— Supplied data —
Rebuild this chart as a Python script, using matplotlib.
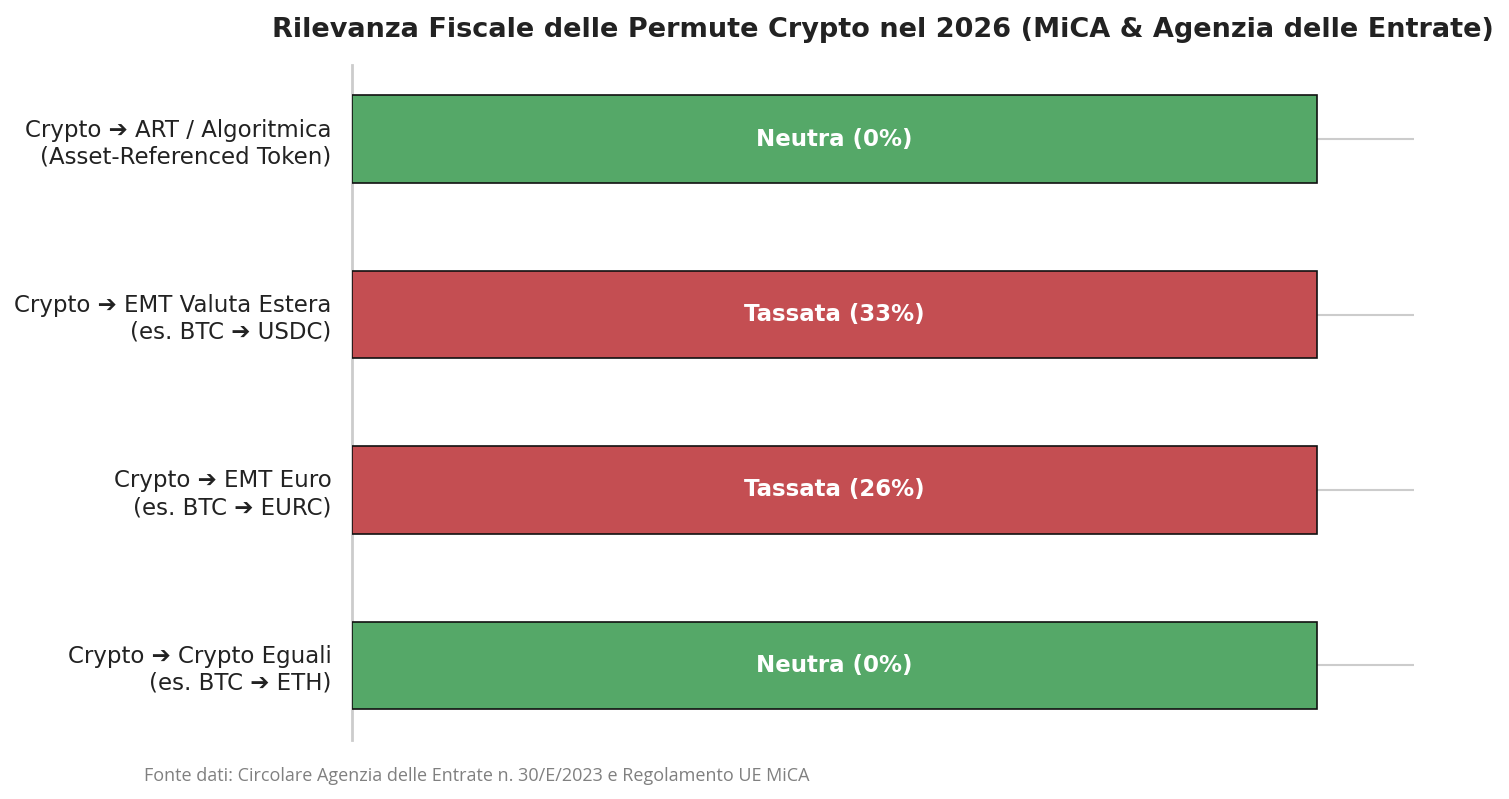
import matplotlib
matplotlib.use("Agg")
import matplotlib.pyplot as plt
import seaborn as sns

# dati (dal basso verso l'alto)
categorie = [
    "Crypto \u2794 Crypto Eguali\n(es. BTC \u2794 ETH)",
    "Crypto \u2794 EMT Euro\n(es. BTC \u2794 EURC)",
    "Crypto \u2794 EMT Valuta Estera\n(es. BTC \u2794 USDC)",
    "Crypto \u2794 ART / Algoritmica\n(Asset-Referenced Token)",
]
valori = [1, 1, 1, 1]
etichette = ["Neutra (0%)", "Tassata (26%)", "Tassata (33%)", "Neutra (0%)"]
colori = ["#55a868", "#c44e52", "#c44e52", "#55a868"]

sns.set_theme(style="whitegrid")
plt.rcParams['font.family'] = ['DejaVu Sans']

fig, ax = plt.subplots(figsize=(15.09, 7.99), dpi=100)
fig.subplots_adjust(left=0.233, right=0.937, top=0.919, bottom=0.074)

bars = ax.barh(categorie, valori, height=0.5, color=colori, edgecolor="#111111", linewidth=1.2, zorder=3)
for b, t in zip(bars, etichette):
    ax.text(b.get_width() / 2, b.get_y() + b.get_height() / 2, t,
            ha="center", va="center", color="white", fontsize=16.5, fontweight="bold", zorder=4)

ax.set_xlim(0, 1.1)
ax.xaxis.grid(False)
ax.yaxis.grid(True, color="#cccccc", linewidth=1.5)
ax.set_xticks([])
ax.tick_params(axis="y", labelsize=16.5, labelcolor="#222222", pad=8.5)
for s in ["top", "right", "bottom"]:
    ax.spines[s].set_visible(False)
ax.spines["left"].set_color("#cccccc")
ax.spines["left"].set_linewidth(2)

ax.set_title("Rilevanza Fiscale delle Permute Crypto nel 2026 (MiCA & Agenzia delle Entrate)",
             fontsize=19.5, fontweight="bold", color="#222222", pad=20)

fig.text(0.0955, 0.022, "Fonte dati: Circolare Agenzia delle Entrate n. 30/E/2023 e Regolamento UE MiCA",
         fontsize=13, color="gray", family="Open Sans")

fig.savefig("out.png", dpi=100)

— Prompt —
Write out exactly the lines between the start of the data and the line with "plt.rcParams['font.family'] = ['DejaVu Sans']", including both, but none of the pictures.

— Answer to this task —
Rebuild this chart as a Python script, using matplotlib.
import matplotlib
matplotlib.use("Agg")
import matplotlib.pyplot as plt
import seaborn as sns

# dati (dal basso verso l'alto)
categorie = [
    "Crypto \u2794 Crypto Eguali\n(es. BTC \u2794 ETH)",
    "Crypto \u2794 EMT Euro\n(es. BTC \u2794 EURC)",
    "Crypto \u2794 EMT Valuta Estera\n(es. BTC \u2794 USDC)",
    "Crypto \u2794 ART / Algoritmica\n(Asset-Referenced Token)",
]
valori = [1, 1, 1, 1]
etichette = ["Neutra (0%)", "Tassata (26%)", "Tassata (33%)", "Neutra (0%)"]
colori = ["#55a868", "#c44e52", "#c44e52", "#55a868"]

sns.set_theme(style="whitegrid")
plt.rcParams['font.family'] = ['DejaVu Sans']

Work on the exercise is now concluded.